May goes on to share general thoughts on the scene, “Electronic music has prevailed. Like it or not, love it or not it has. I consider myself an influence and a mentor and I love the fact there’s so much good music out there. You get overwhelmed with all of it, I mean, how can you go through a thousand hits of music a day? If you’ve got a girlfriend, you’re busted boy.”

As May left the interview sofa and went backstage to prepare for his set, Alt-J’s Thom Green took centre stage to share details on his own influences. Whether it was the near-impossible task of stealing the crowds attention away from one of the pioneers of techno, or the over-abundance of cranberry red bull alongside any free spirits being dished out at the bar, the atmosphere in the room grew impatient for the chairs to be swept away and the nights sessions to start.

Perhaps it was that the lecture hall was essentially filled with a bunch of music nerds as opposed to the crowd you’d expect to find at a T. Williams set, but something seemed slightly off-key with the crowds reception of Williams as he laid out an hour of house-heavy tunes.  This being said, as soon as May hit the decks the atmosphere completely changed.

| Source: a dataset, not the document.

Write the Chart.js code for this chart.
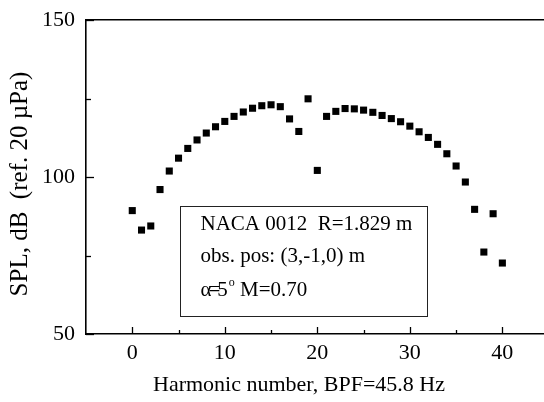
<!DOCTYPE html>
<html>
<head>
<meta charset="utf-8">
<script src="https://cdn.jsdelivr.net/npm/chart.js@4.4.1/dist/chart.umd.min.js"></script>
<style>
  html, body { margin: 0; padding: 0; background: #ffffff; }
  #wrap { width: 544px; height: 402px; }
</style>
</head>
<body>
<div id="wrap"><canvas id="c" width="544" height="402"></canvas></div>
<script>
// ---- data ----
const harmonics = [0,1,2,3,4,5,6,7,8,9,10,11,12,13,14,15,16,17,18,19,20,
                   21,22,23,24,25,26,27,28,29,30,31,32,33,34,35,36,37,38,39,40];
const splValues = [89.3, 83.1, 84.4, 96.0, 101.9, 106.0, 109.1, 111.8, 114.0, 116.0,
                   117.7, 119.3, 120.7, 121.9, 122.7, 123.0, 122.4, 118.5, 114.5, 124.9,
                   102.1, 119.3, 120.9, 121.8, 121.7, 121.3, 120.6, 119.6, 118.6, 117.6,
                   116.2, 114.4, 112.6, 110.4, 107.4, 103.5, 98.4, 89.7, 76.1, 88.3, 72.6];
const xTickLabels = ['0', '10', '20', '30', '40'];
const yTickLabels = ['50', '100', '150'];
const boxLines = ['NACA 0012  R=1.829 m', 'obs. pos: (3,-1,0) m'];
const xTitle = 'Harmonic number, BPF=45.8 Hz';
const yTitle = 'SPL, dB  (ref. 20 \u00B5Pa)';

const FONT = "'Liberation Serif', 'Times New Roman', serif";

// fix the plot area to the reference's pixel frame
const frame = {
  id: 'frame',
  afterLayout(chart) {
    const a = chart.chartArea;
    a.left = 86; a.right = 544; a.top = 20; a.bottom = 334;
    a.width = a.right - a.left; a.height = a.bottom - a.top;
    const xs = chart.scales.x, xt = chart.scales.xTop, ys = chart.scales.y;
    [xs, xt].forEach(s => {
      s.left = a.left; s.right = a.right; s.width = a.width;
      s.configure();
    });
    xs.top = a.bottom; xs.bottom = 402; xs.height = 402 - a.bottom;
    xt.top = 0; xt.bottom = a.top; xt.height = a.top;
    ys.top = a.top; ys.bottom = a.bottom; ys.height = a.height;
    ys.left = 0; ys.right = a.left; ys.width = a.left;
    ys.configure();
  }
};

const axisTitles = {
  id: 'axisTitles',
  afterDraw(chart) {
    const ctx = chart.ctx;
    ctx.save();
    ctx.fillStyle = '#000';
    ctx.textAlign = 'center';
    ctx.textBaseline = 'middle';
    ctx.font = '22px ' + FONT;
    ctx.fillText(xTitle, 299, 385);
    ctx.translate(20, 184);
    ctx.rotate(-Math.PI / 2);
    ctx.font = '25px ' + FONT;
    ctx.fillText(yTitle, 0, 0);
    ctx.restore();
  }
};

const inwardTicks = {
  id: 'inwardTicks',
  afterDraw(chart) {
    const ctx = chart.ctx;
    const xs = chart.scales.x, ys = chart.scales.y;
    const area = chart.chartArea;
    ctx.save();
    ctx.strokeStyle = '#000';
    ctx.lineWidth = 1.3;
    xs.ticks.forEach(t => {
      const px = Math.round(xs.getPixelForValue(t.value)) + 0.5;
      const len = (t.value % 10 === 0) ? 7 : 4;
      ctx.beginPath();
      ctx.moveTo(px, area.bottom);
      ctx.lineTo(px, area.bottom - len);
      ctx.stroke();
    });
    ys.ticks.forEach(t => {
      const py = Math.round(ys.getPixelForValue(t.value)) + 0.5;
      const len = (t.value % 50 === 0) ? 8 : 5;
      ctx.beginPath();
      ctx.moveTo(area.left, py);
      ctx.lineTo(area.left + len, py);
      ctx.stroke();
    });
    ctx.restore();
  }
};

const infoBox = {
  id: 'infoBox',
  afterDraw(chart) {
    const ctx = chart.ctx;
    const xs = chart.scales.x, ys = chart.scales.y;
    const x0 = Math.round(xs.getPixelForValue(5.15)) + 0.5;
    const x1 = Math.round(xs.getPixelForValue(31.85)) + 0.5;
    const y0 = Math.round(ys.getPixelForValue(90.8)) + 0.5;
    const y1 = Math.round(ys.getPixelForValue(55.7)) + 0.5;
    ctx.save();
    ctx.fillStyle = '#fff';
    ctx.fillRect(x0, y0, x1 - x0, y1 - y0);
    ctx.strokeStyle = '#222';
    ctx.lineWidth = 1;
    ctx.strokeRect(x0, y0, x1 - x0, y1 - y0);
    ctx.fillStyle = '#000';
    ctx.font = '21px ' + FONT;
    ctx.textBaseline = 'alphabetic';
    const tx = x0 + 20;
    ctx.fillText(boxLines[0], tx, y0 + 23);
    ctx.fillText(boxLines[1], tx, y0 + 55);
    let cx = tx;
    const base3 = y0 + 89;
    const s1 = '\u03B1=5';
    ctx.letterSpacing = '-3px';
    ctx.fillText(s1, cx, base3);
    cx += ctx.measureText(s1).width + 4;
    ctx.letterSpacing = '0px';
    ctx.font = '12px ' + FONT;
    ctx.fillText('o', cx, base3 - 10);
    cx += ctx.measureText('o').width;
    ctx.font = '21px ' + FONT;
    ctx.fillText(' M=0.70', cx, base3);
    ctx.restore();
  }
};

new Chart(document.getElementById('c'), {
  type: 'scatter',
  data: {
    datasets: [{
      data: harmonics.map((h, i) => ({ x: h, y: splValues[i] })),
      pointStyle: 'rect',
      pointRadius: 5,
      pointHoverRadius: 5,
      backgroundColor: '#000',
      borderWidth: 0
    }]
  },
  options: {
    responsive: false,
    animation: false,
    devicePixelRatio: 1,
    layout: { padding: 0 },
    plugins: { legend: { display: false }, tooltip: { enabled: false } },
    scales: {
      x: {
        type: 'linear',
        position: 'bottom',
        min: -5,
        max: 44.5,
        afterBuildTicks(scale) {
          const arr = [];
          for (let v = 0; v <= 40; v += 5) arr.push({ value: v });
          scale.ticks = arr;
        },
        grid: { display: false, drawTicks: false },
        border: { display: true, color: '#000', width: 1.6 },
        ticks: {
          color: '#000',
          font: { family: FONT, size: 22 },
          padding: 6,
          maxRotation: 0,
          autoSkip: false,
          callback(v) { return xTickLabels.includes(String(v)) ? String(v) : ''; }
        },
        title: { display: false }
      },
      xTop: {
        type: 'linear',
        position: 'top',
        min: -5,
        max: 44.5,
        grid: { display: false, drawTicks: false },
        border: { display: true, color: '#000', width: 1.6 },
        ticks: { display: false }
      },
      y: {
        type: 'linear',
        min: 50,
        max: 150,
        afterBuildTicks(scale) {
          const arr = [];
          for (let v = 50; v <= 150; v += 25) arr.push({ value: v });
          scale.ticks = arr;
        },
        grid: { display: false, drawTicks: false },
        border: { display: true, color: '#000', width: 1.6 },
        ticks: {
          color: '#000',
          font: { family: FONT, size: 22 },
          padding: 11,
          autoSkip: false,
          callback(v) { return yTickLabels.includes(String(v)) ? String(v) : ''; }
        },
        title: { display: false }
      }
    }
  },
  plugins: [frame, axisTitles, inwardTicks, infoBox]
});
</script>
</body>
</html>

His confidence throughout the interview followed him onstage as May lived true to his reputation as one of the worlds most revered crate-diggers, and people seemed to leave the venue with the feeling that they’d been part of something truly special.


“If you’ve got a girlfriend, you’re busted boy.”


The only negative criticism to draw from the event was that the line between lecture and interview was quite blurred, but for an event that was put on with free drinks, free pizza and a stellar line-up, no one seemed too fussed.